* [Task requirements] Copy, exactly as written, the lines that begin at the one containing "Generate a web" and end at the one containing "const plotLeft = 138, plotRight". Skip any pictures in the data below.
>> Start
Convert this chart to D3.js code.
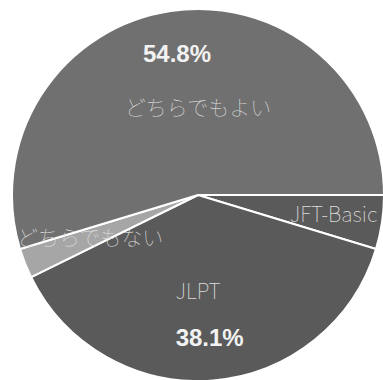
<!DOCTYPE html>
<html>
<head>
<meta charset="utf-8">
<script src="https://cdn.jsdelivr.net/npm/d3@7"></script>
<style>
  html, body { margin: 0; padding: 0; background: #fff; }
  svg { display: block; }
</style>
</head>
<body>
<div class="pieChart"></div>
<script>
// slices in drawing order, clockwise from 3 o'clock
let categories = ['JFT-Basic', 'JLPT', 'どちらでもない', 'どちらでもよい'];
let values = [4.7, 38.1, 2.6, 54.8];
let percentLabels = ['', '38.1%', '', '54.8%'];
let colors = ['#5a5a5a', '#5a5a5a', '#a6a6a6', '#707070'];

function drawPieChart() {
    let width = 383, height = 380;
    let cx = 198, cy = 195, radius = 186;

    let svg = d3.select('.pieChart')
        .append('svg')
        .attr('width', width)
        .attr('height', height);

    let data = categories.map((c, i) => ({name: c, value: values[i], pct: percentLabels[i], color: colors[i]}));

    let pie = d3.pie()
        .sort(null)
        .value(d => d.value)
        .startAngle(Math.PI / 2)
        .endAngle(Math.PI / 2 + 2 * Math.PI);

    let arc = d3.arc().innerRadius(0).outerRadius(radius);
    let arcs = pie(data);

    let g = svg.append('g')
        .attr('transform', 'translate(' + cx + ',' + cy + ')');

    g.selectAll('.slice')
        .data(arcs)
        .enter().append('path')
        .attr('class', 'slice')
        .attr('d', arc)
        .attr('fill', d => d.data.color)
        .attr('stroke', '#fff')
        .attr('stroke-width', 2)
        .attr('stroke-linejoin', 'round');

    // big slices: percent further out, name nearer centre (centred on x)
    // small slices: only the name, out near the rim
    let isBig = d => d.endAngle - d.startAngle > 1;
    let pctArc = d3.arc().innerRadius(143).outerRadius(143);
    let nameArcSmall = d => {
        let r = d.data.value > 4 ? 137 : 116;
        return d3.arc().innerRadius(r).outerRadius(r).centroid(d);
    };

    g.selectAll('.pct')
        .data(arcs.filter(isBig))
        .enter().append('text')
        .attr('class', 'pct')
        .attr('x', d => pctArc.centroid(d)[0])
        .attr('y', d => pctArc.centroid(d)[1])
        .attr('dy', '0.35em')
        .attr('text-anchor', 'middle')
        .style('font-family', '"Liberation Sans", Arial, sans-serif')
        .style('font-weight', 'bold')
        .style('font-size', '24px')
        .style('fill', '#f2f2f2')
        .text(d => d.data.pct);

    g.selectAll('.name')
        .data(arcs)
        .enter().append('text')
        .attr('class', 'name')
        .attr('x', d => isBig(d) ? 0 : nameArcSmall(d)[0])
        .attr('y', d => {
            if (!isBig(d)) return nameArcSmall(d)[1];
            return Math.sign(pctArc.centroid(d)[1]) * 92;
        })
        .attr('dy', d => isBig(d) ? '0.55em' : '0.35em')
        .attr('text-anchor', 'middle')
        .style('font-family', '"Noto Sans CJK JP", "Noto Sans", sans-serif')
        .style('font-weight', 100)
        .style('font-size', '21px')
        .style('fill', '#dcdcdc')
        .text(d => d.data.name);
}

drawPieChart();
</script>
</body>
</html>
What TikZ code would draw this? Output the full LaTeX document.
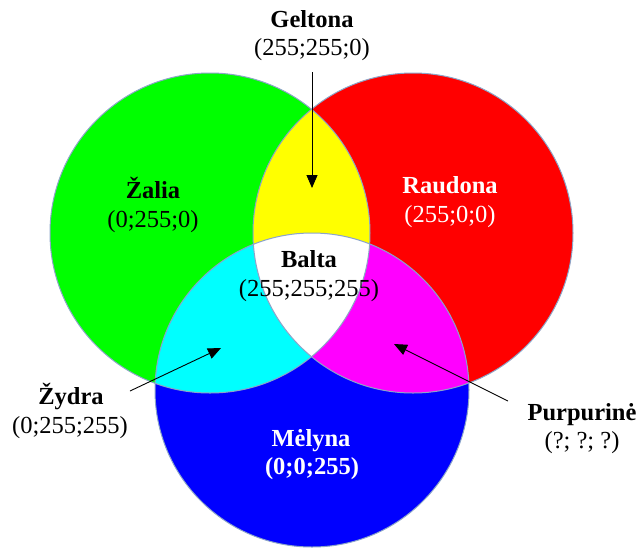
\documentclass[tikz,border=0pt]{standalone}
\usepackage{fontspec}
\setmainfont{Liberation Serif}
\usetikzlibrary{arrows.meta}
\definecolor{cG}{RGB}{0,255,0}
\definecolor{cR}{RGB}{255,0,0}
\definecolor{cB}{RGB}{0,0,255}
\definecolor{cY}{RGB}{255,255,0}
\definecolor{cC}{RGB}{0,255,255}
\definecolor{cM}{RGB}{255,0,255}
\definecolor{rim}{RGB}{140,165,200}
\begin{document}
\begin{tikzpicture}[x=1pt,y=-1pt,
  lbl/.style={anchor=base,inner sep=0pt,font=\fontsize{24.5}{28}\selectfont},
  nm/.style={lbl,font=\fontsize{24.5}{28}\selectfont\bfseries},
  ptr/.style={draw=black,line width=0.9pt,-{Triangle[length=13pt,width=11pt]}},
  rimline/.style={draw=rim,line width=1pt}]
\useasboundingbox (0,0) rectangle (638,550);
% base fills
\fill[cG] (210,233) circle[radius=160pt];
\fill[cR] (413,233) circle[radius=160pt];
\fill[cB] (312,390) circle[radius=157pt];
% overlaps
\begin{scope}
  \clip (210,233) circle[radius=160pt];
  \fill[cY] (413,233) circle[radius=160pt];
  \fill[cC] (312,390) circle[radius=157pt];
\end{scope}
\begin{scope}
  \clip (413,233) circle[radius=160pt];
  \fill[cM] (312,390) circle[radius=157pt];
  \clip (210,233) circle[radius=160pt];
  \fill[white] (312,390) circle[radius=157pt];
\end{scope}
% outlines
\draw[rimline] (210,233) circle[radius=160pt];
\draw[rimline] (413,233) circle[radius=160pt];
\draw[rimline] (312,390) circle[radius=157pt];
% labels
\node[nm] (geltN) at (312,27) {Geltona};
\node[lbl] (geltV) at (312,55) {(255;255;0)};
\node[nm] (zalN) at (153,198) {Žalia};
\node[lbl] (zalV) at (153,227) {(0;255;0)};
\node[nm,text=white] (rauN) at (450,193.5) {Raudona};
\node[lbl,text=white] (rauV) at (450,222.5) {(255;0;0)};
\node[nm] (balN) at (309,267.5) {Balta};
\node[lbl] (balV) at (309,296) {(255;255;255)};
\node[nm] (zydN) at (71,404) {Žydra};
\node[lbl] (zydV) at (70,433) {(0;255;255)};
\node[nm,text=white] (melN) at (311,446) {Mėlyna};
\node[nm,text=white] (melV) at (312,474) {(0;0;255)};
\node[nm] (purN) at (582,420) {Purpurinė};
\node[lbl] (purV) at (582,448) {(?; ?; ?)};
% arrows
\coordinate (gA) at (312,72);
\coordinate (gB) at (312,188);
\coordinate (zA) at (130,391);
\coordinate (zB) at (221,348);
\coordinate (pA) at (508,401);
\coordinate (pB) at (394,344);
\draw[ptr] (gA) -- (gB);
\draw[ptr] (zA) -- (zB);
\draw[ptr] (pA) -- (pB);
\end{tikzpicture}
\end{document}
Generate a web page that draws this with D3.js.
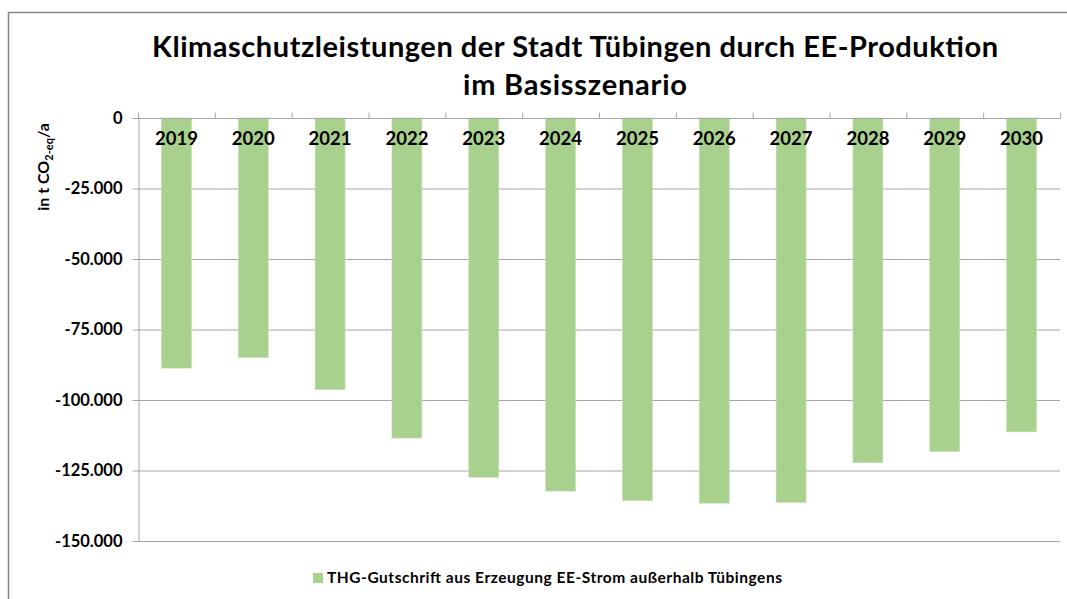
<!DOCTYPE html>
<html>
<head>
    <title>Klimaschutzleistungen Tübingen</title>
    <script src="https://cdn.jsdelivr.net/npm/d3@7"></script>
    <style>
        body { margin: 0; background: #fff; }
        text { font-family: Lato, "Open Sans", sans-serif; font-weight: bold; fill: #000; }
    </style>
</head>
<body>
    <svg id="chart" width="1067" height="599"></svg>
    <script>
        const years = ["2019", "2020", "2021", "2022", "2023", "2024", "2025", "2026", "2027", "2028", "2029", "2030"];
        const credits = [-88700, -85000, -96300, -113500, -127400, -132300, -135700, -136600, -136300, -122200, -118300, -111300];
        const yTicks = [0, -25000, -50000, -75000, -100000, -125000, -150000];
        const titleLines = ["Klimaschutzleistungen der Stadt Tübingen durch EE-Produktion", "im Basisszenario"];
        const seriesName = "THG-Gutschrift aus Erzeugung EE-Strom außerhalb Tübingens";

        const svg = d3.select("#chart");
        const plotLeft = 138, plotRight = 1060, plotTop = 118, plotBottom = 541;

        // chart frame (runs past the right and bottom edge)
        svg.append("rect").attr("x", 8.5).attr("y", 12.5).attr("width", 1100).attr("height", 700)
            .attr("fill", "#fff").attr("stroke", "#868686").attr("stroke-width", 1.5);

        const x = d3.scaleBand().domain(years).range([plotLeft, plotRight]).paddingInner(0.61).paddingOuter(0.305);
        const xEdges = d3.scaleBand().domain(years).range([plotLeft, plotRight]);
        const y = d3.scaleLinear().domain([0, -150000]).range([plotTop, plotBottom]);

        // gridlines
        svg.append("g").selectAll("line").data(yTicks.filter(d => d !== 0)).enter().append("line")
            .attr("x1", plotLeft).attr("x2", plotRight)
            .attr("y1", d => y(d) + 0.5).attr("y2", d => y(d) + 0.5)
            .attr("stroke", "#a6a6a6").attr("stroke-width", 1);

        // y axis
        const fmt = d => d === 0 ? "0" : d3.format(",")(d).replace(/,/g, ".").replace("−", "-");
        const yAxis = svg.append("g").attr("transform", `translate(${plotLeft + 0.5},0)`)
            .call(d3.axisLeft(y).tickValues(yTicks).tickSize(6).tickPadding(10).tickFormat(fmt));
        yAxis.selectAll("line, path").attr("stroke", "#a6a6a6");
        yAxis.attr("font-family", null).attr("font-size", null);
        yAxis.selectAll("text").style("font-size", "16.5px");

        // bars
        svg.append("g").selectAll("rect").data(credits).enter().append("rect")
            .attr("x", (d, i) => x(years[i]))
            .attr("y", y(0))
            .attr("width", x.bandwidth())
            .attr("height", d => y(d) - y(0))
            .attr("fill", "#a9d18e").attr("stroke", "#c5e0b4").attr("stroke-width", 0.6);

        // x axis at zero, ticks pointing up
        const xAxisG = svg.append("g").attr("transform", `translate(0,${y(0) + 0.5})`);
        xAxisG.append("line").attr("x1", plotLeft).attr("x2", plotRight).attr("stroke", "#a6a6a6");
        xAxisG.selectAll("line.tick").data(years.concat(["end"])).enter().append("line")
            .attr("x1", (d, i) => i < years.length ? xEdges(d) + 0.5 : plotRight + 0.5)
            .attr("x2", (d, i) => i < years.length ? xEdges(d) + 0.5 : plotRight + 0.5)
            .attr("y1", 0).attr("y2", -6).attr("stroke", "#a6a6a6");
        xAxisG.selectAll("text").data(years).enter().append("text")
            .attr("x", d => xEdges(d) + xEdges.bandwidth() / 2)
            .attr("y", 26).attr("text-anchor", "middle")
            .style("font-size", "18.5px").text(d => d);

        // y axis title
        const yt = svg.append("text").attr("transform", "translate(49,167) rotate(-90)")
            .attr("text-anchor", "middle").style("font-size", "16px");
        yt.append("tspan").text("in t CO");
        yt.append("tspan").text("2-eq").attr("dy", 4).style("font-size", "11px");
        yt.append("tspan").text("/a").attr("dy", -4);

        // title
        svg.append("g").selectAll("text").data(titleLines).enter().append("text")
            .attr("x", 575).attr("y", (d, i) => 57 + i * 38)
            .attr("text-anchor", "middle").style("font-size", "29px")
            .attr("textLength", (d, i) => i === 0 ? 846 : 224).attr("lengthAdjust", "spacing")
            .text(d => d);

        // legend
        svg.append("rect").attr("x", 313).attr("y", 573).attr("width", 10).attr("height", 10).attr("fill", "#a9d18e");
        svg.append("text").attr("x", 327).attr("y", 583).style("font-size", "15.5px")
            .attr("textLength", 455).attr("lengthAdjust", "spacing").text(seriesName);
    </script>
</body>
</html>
>> End
* [Written answer]
Generate a web page that draws this with D3.js.
<!DOCTYPE html>
<html>
<head>
    <title>Klimaschutzleistungen Tübingen</title>
    <script src="https://cdn.jsdelivr.net/npm/d3@7"></script>
    <style>
        body { margin: 0; background: #fff; }
        text { font-family: Lato, "Open Sans", sans-serif; font-weight: bold; fill: #000; }
    </style>
</head>
<body>
    <svg id="chart" width="1067" height="599"></svg>
    <script>
        const years = ["2019", "2020", "2021", "2022", "2023", "2024", "2025", "2026", "2027", "2028", "2029", "2030"];
        const credits = [-88700, -85000, -96300, -113500, -127400, -132300, -135700, -136600, -136300, -122200, -118300, -111300];
        const yTicks = [0, -25000, -50000, -75000, -100000, -125000, -150000];
        const titleLines = ["Klimaschutzleistungen der Stadt Tübingen durch EE-Produktion", "im Basisszenario"];
        const seriesName = "THG-Gutschrift aus Erzeugung EE-Strom außerhalb Tübingens";

        const svg = d3.select("#chart");
        const plotLeft = 138, plotRight = 1060, plotTop = 118, plotBottom = 541;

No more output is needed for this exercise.